▶ **WHAT IS REQUIRED**
Exactly the lines from the one containing "Rebuild this chart" through the one containing "var ink = '#222';" are to be returned, please, without any pictures.

▶ **DATA SUPPLIED**
--------------------
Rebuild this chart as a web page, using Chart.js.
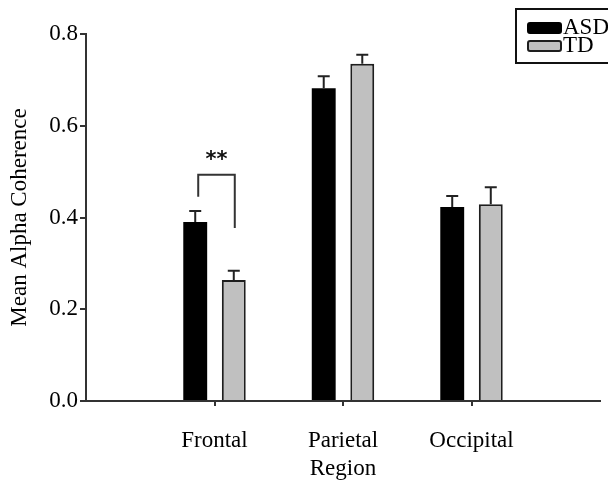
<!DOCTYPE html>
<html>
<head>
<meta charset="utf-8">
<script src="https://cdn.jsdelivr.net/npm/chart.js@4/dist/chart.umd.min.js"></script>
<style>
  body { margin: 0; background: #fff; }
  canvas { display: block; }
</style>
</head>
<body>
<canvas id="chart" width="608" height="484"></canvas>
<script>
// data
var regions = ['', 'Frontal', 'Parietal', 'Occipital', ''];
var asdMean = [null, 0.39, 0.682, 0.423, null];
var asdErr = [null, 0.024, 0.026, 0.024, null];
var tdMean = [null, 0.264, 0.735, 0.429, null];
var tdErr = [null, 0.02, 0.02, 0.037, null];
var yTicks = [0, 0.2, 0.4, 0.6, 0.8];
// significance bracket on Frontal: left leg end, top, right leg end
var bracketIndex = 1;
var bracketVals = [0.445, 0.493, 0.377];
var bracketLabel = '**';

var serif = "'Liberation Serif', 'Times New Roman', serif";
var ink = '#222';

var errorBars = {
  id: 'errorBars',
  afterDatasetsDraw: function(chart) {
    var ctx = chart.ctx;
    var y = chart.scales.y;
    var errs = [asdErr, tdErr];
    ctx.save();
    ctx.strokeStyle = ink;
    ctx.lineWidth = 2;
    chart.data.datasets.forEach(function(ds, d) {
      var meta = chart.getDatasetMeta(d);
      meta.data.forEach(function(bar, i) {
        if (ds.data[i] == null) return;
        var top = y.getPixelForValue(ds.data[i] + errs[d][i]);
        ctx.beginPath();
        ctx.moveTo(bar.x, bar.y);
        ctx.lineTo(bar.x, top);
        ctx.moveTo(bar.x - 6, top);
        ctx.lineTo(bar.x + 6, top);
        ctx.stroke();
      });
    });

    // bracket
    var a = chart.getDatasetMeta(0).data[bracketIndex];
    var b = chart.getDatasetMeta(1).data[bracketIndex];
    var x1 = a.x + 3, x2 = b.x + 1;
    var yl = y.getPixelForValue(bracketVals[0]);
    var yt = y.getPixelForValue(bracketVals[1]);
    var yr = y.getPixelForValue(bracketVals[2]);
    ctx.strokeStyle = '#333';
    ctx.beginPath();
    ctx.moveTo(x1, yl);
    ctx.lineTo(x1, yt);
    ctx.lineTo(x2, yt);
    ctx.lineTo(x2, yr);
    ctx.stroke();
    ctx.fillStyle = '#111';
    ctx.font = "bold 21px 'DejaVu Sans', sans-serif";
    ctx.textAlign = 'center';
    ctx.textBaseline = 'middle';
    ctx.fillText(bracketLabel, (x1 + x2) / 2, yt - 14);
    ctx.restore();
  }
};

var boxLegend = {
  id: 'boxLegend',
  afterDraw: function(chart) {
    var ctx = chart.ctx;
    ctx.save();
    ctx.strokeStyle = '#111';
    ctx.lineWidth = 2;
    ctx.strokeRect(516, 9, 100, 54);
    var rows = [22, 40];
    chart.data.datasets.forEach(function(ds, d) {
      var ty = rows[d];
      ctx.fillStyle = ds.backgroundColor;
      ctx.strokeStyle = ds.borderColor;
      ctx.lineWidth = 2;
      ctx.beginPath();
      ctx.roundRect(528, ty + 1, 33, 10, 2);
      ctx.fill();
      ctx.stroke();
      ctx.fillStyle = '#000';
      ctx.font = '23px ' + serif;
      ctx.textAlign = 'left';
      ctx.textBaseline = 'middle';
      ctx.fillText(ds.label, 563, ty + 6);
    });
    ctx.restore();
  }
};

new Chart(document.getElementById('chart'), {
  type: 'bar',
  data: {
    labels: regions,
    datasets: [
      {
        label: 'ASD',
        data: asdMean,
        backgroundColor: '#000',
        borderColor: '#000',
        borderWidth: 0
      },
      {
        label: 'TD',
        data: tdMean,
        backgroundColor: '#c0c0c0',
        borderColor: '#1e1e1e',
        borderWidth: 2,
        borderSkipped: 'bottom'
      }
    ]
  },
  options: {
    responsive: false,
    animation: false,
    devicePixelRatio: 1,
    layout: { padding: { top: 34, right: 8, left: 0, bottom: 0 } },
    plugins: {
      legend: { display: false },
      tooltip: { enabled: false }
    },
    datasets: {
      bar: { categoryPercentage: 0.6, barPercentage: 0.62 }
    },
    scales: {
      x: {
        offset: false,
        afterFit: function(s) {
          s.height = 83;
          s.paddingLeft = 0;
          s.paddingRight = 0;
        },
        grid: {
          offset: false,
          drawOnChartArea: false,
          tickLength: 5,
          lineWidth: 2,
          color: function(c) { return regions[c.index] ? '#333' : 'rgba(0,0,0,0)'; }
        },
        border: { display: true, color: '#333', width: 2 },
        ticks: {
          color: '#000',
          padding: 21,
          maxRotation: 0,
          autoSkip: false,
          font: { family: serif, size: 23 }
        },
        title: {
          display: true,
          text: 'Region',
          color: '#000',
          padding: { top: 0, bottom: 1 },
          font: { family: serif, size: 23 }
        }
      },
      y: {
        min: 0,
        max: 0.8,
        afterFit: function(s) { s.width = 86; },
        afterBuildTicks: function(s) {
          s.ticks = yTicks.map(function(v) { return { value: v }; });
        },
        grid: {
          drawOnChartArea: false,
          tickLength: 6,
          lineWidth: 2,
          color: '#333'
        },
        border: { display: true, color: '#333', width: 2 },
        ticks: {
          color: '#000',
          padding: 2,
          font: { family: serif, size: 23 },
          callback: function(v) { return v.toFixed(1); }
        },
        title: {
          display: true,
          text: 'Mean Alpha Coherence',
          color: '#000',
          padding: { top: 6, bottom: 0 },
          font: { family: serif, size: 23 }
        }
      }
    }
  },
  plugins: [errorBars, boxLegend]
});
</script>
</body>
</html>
--------------------
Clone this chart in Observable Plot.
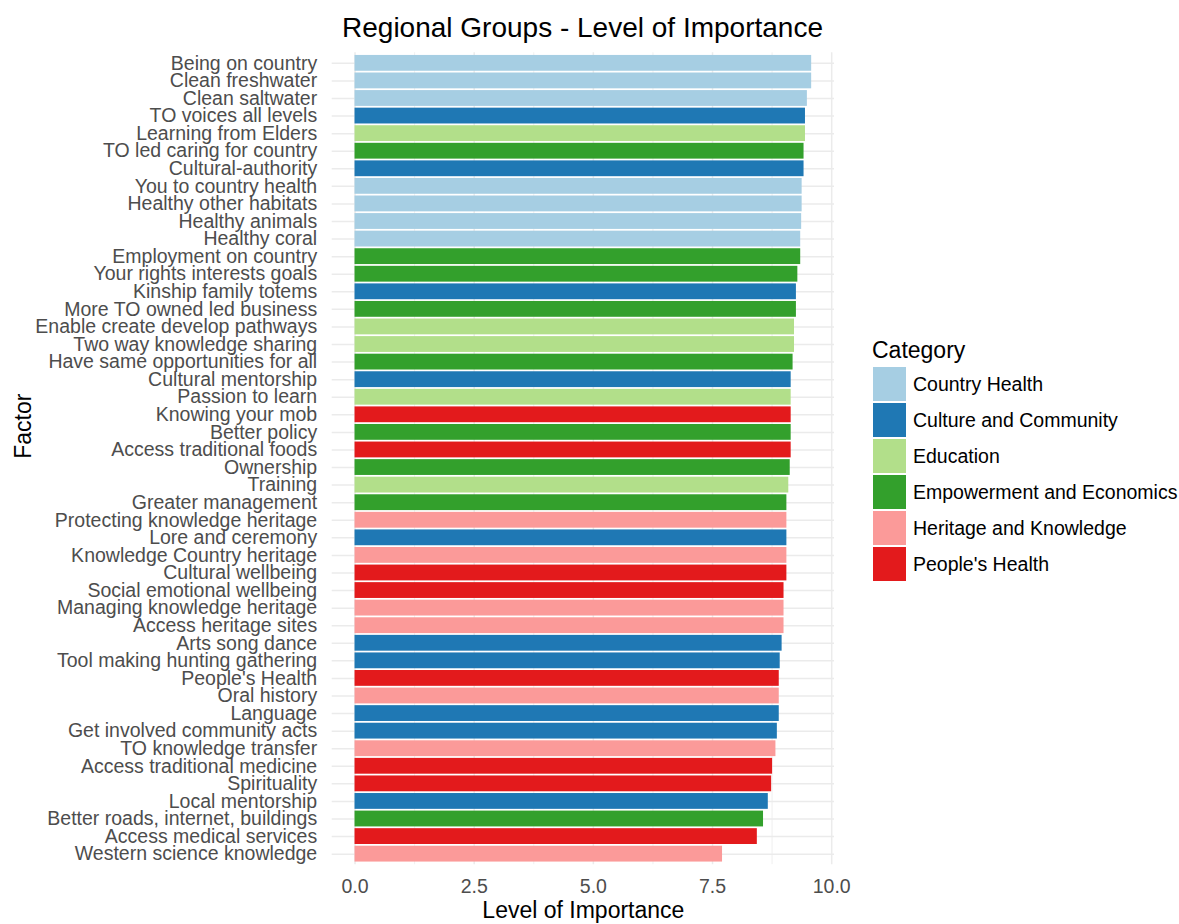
--------------------
▶ **RESPONSE**
Rebuild this chart as a web page, using Chart.js.
<!DOCTYPE html>
<html>
<head>
<meta charset="utf-8">
<script src="https://cdn.jsdelivr.net/npm/chart.js@4/dist/chart.umd.min.js"></script>
<style>
  body { margin: 0; background: #fff; }
  canvas { display: block; }
</style>
</head>
<body>
<canvas id="chart" width="608" height="484"></canvas>
<script>
// data
var regions = ['', 'Frontal', 'Parietal', 'Occipital', ''];
var asdMean = [null, 0.39, 0.682, 0.423, null];
var asdErr = [null, 0.024, 0.026, 0.024, null];
var tdMean = [null, 0.264, 0.735, 0.429, null];
var tdErr = [null, 0.02, 0.02, 0.037, null];
var yTicks = [0, 0.2, 0.4, 0.6, 0.8];
// significance bracket on Frontal: left leg end, top, right leg end
var bracketIndex = 1;
var bracketVals = [0.445, 0.493, 0.377];
var bracketLabel = '**';

var serif = "'Liberation Serif', 'Times New Roman', serif";
var ink = '#222';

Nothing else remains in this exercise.